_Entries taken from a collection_
▼

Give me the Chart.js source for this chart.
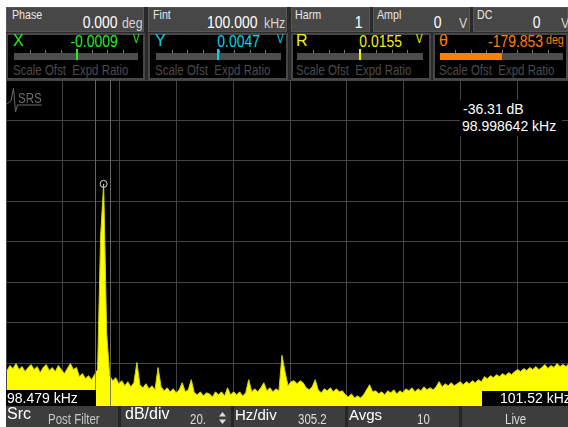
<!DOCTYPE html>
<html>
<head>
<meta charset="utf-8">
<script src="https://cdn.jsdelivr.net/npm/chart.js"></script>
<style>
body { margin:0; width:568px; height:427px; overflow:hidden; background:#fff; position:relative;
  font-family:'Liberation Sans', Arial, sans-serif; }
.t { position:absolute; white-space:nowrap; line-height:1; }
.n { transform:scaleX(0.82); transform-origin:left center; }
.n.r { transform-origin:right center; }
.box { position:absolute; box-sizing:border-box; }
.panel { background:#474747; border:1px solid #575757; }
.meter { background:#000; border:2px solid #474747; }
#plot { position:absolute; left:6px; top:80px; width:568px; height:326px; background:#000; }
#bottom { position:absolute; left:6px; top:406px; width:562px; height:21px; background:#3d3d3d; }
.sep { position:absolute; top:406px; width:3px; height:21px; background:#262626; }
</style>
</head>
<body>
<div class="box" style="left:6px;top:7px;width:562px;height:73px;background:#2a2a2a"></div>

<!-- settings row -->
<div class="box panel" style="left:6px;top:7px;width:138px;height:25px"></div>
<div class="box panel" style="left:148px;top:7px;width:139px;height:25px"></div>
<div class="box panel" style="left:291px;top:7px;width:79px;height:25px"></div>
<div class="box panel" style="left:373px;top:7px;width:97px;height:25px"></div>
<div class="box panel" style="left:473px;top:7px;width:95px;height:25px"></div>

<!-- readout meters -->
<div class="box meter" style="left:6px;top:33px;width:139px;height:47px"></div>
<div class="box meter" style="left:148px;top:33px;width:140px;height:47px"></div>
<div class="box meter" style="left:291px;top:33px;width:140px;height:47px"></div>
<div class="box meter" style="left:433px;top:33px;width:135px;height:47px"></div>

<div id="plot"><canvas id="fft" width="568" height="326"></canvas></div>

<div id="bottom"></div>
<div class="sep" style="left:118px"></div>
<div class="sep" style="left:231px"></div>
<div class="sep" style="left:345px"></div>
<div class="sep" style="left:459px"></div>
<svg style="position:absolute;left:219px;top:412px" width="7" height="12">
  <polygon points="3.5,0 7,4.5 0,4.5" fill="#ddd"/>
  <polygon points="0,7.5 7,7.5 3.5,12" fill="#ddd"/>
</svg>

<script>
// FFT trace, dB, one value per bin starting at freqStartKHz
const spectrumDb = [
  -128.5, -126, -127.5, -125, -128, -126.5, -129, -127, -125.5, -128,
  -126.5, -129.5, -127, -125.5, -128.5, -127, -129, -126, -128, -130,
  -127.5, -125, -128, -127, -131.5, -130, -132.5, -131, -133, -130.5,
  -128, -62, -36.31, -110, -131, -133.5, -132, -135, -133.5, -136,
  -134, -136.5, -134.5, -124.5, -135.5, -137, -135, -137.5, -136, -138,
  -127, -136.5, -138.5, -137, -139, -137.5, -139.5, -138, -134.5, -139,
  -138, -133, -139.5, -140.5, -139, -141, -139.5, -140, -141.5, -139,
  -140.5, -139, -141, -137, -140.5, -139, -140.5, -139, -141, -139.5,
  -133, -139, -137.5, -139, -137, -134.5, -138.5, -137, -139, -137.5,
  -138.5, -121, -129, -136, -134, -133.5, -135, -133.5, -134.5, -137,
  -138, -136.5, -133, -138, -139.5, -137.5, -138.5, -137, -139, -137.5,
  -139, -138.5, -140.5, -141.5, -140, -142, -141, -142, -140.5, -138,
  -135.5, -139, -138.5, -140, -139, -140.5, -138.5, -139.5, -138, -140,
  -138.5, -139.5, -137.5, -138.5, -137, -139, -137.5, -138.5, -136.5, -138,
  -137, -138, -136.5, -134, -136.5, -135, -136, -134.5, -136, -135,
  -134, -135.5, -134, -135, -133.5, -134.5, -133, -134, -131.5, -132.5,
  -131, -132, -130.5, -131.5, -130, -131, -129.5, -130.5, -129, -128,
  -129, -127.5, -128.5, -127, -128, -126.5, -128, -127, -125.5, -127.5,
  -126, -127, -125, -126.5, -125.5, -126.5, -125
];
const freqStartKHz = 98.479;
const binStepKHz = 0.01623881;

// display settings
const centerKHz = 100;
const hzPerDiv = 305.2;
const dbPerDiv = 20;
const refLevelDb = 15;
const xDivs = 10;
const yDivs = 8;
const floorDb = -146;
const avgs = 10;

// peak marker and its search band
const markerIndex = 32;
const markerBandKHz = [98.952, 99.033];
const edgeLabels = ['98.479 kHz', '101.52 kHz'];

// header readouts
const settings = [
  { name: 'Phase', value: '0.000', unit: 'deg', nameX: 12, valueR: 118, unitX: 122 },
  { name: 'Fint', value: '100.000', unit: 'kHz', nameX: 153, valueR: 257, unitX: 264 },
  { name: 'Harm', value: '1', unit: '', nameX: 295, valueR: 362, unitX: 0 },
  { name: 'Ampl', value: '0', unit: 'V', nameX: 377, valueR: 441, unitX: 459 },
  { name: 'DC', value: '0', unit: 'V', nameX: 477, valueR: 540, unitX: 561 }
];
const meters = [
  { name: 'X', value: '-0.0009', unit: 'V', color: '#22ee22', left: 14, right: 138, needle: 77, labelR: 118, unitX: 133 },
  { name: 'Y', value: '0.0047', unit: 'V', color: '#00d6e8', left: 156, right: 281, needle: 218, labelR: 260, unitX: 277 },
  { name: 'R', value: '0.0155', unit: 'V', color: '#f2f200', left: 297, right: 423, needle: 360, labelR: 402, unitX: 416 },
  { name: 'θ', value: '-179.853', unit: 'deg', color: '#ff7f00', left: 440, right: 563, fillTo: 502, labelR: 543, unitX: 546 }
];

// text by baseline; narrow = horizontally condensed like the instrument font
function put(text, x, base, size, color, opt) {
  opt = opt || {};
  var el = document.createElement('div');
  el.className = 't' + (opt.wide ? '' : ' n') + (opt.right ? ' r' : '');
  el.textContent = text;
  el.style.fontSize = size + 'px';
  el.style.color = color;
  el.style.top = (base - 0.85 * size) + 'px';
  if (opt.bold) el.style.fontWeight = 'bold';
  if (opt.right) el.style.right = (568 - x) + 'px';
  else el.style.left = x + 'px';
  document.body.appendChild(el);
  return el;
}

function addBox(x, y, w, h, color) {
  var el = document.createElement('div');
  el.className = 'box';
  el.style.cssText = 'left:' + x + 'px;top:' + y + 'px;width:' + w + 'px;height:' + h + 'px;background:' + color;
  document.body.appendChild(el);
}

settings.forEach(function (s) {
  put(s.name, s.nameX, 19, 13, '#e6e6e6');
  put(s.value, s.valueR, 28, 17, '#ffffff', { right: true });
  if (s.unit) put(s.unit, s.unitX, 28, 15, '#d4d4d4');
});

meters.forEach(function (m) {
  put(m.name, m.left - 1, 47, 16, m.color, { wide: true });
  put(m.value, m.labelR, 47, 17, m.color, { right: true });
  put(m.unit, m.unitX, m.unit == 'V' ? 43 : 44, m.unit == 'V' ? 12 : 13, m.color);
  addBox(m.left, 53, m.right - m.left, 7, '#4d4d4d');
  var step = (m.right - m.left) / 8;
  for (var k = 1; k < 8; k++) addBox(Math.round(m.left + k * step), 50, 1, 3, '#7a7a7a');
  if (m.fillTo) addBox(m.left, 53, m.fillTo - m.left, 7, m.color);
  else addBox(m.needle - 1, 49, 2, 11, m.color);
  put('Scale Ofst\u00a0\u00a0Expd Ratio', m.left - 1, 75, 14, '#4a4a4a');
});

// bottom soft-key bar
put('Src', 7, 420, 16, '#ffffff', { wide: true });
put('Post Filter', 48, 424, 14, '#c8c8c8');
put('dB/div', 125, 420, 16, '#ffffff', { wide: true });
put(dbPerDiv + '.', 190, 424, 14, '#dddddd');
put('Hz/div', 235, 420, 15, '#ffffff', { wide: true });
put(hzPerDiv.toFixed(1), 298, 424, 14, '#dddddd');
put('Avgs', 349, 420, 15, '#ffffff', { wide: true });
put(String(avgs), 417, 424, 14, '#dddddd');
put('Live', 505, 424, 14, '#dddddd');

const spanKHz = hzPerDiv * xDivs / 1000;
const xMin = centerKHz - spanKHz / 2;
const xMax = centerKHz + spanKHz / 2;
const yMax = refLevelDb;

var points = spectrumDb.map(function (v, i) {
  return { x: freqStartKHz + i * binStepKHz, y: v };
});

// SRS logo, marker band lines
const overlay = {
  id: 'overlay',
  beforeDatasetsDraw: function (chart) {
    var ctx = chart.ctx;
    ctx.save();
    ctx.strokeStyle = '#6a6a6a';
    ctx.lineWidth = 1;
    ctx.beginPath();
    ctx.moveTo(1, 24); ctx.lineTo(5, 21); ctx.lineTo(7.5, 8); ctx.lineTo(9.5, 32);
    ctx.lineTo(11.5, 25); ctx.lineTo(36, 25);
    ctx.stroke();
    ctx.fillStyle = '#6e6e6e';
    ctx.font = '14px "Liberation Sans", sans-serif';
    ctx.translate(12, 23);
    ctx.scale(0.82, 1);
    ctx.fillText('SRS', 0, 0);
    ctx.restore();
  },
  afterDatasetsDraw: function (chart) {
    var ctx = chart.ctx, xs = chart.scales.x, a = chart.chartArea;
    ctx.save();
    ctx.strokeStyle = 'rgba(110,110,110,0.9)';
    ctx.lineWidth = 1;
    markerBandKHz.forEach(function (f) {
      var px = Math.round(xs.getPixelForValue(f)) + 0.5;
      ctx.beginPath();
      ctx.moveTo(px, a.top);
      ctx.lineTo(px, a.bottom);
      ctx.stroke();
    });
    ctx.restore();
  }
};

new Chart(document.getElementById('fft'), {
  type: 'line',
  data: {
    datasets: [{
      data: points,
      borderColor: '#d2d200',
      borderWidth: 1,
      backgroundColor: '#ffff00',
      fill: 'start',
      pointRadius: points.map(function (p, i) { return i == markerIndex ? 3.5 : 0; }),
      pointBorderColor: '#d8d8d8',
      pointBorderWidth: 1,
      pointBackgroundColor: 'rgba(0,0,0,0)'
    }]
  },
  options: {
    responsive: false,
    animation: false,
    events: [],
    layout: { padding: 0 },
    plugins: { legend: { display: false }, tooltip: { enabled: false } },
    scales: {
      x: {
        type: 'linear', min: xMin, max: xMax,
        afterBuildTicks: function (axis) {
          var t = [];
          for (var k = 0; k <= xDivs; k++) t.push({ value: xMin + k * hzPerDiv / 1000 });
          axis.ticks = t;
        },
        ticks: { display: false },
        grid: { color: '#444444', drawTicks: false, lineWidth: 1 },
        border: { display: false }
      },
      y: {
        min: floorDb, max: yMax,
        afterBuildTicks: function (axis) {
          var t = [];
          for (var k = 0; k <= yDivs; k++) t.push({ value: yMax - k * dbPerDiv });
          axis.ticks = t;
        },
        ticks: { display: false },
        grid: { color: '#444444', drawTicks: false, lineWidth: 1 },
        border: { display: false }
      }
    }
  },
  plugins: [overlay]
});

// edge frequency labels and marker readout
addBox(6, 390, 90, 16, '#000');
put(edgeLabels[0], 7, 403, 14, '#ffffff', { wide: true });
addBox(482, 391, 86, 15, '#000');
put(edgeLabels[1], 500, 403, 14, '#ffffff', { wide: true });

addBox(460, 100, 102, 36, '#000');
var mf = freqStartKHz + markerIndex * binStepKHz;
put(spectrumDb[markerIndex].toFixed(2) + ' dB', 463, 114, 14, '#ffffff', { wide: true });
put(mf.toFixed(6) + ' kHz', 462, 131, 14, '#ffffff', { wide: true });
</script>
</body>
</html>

▲
▼

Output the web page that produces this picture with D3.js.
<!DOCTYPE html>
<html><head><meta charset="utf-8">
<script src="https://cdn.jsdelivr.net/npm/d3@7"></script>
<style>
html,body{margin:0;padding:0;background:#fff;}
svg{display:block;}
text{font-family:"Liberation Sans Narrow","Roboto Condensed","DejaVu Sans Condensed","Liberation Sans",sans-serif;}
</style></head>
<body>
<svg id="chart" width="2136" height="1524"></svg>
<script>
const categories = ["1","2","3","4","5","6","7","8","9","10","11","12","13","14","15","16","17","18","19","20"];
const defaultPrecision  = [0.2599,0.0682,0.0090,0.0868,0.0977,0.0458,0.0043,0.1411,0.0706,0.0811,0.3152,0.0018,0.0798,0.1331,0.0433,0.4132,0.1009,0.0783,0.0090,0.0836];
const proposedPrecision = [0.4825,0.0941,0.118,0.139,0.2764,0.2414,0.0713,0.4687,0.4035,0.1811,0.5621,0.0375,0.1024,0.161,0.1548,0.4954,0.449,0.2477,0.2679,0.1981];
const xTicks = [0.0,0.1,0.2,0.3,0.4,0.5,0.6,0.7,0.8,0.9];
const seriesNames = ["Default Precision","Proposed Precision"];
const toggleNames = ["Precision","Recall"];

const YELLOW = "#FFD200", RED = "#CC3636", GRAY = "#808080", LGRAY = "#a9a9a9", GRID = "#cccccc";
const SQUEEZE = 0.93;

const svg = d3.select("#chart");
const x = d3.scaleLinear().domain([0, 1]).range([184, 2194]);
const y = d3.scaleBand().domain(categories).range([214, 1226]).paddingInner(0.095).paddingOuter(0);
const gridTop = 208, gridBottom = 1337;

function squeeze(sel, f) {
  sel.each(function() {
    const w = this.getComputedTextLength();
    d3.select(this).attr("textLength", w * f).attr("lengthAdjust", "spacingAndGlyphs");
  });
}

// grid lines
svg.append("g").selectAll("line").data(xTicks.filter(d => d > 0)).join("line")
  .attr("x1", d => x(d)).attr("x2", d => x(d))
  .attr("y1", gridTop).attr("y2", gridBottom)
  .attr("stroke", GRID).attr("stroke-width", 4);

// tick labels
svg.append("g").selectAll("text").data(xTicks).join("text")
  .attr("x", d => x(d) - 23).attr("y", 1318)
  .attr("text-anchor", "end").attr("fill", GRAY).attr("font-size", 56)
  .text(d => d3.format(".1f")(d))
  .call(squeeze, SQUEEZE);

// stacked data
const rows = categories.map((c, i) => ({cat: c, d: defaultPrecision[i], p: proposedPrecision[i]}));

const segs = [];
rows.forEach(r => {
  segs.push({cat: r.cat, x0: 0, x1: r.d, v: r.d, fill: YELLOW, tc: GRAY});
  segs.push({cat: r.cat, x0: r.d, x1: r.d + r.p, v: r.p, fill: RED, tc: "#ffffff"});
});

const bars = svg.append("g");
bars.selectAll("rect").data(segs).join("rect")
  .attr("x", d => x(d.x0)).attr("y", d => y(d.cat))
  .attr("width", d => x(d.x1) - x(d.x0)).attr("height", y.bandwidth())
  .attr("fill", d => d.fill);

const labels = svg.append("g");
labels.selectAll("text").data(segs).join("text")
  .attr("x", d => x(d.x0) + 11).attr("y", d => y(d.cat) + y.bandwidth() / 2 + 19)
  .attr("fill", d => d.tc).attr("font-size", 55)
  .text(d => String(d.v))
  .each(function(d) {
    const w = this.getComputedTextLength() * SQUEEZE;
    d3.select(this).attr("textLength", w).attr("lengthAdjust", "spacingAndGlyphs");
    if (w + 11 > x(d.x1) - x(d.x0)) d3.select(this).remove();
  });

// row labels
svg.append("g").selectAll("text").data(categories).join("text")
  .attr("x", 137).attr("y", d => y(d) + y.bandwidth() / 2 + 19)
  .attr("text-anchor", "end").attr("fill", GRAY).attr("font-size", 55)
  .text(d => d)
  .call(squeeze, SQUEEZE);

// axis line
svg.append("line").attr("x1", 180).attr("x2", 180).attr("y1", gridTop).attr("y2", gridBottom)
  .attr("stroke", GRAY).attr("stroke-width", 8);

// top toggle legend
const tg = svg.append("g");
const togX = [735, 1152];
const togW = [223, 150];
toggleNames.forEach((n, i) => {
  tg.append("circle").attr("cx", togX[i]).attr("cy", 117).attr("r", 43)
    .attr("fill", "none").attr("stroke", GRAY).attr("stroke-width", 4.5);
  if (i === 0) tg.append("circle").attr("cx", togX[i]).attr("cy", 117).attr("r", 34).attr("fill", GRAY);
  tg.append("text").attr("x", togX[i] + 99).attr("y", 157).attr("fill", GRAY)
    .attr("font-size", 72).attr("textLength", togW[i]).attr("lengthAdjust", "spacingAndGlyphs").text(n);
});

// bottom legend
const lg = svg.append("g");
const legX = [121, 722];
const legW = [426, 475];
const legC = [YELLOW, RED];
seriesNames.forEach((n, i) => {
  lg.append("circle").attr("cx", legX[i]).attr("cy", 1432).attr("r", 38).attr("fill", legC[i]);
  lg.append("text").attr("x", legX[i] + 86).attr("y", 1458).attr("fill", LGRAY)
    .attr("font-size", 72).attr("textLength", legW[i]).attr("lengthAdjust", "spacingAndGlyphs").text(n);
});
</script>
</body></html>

▲

_WHAT YOU NEED TO DO_
Say how many lines in the entries contain the string "this", and say nothing else.

_RESULT_
7